In a claim by an affected employee, the employment tribunal decided that in circumstances where sections 188-189 of the act applied, and as there was no trade union representative nor an elected representative of the employees affected by possible redundancy, one affected employee might seek a protective award not only for himself but for all other persons similarly affected. The employer appealed to the Employment Appeal Tribunal. The appeal would be allowed.

Section 189(3) of the act stated that a protective award was an award for employees in respect of whose dismissal or proposed dismissal the employer had failed to comply with a requirement of section 188 of the act. On a purely literal construction, that provision might be read as giving any claimant the right to seek a protective award covering every employee in respect of whom the employer had failed to consult. That, however, was not the case.
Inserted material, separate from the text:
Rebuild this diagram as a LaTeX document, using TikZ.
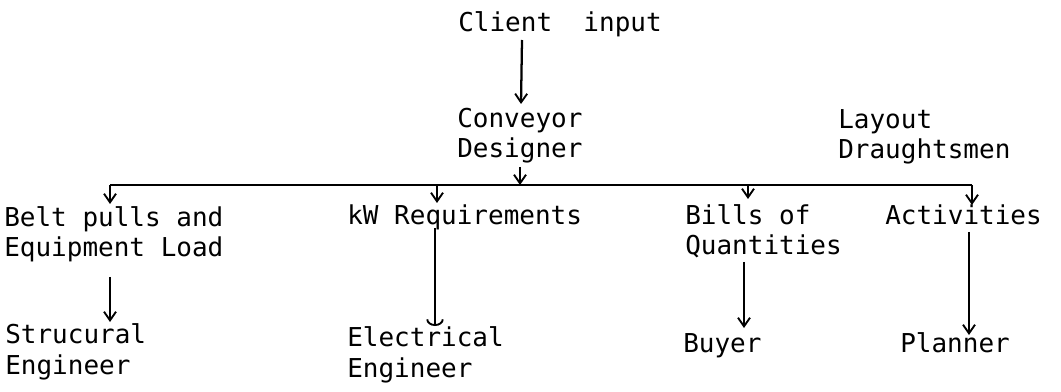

The provision had to be read in its context: a personal claimant might obtain a protective award for himself; a representative claimant might obtain a protective award for those whom he represented in litigation; and a trade union might obtain a protective award for all the employees in its bargaining unit (whether they were members of the union or not). The award a personal claimant obtained might not be stretched to cover those outside its bargaining unit whether the members were members of the union or not, and whether the outsiders were represented by some other person or union or not. It was a case of each to his own (see [35] of the judgment).

The act conferred representative rights. The employer had a responsibility to consult, however where there was no recognised trade union or elected representative, the obligation of the employer to consult on section 188 matters was required to be ­fulfilled by consultations with each individual employee.

There was ­nothing to suggest that an individual applicant could be considered to represent all other applicants in similar circumstances unless he had been elected. The legislative history suggested that it was intended that the right should be limited to those persons who had been represented by a trade union or employer only, or to claim in their own right only (see [37], [52] of the judgment).

In the instant case, the effect of the decision of the tribunal was hopelessly anomalous because it would enable persons to benefit from the judgment where the employees’ cases had failed to establish a breach (see [52] of the judgment).

Ian Gatt (instructed by Herbert Smith) for the employer; the employee presented written submissions.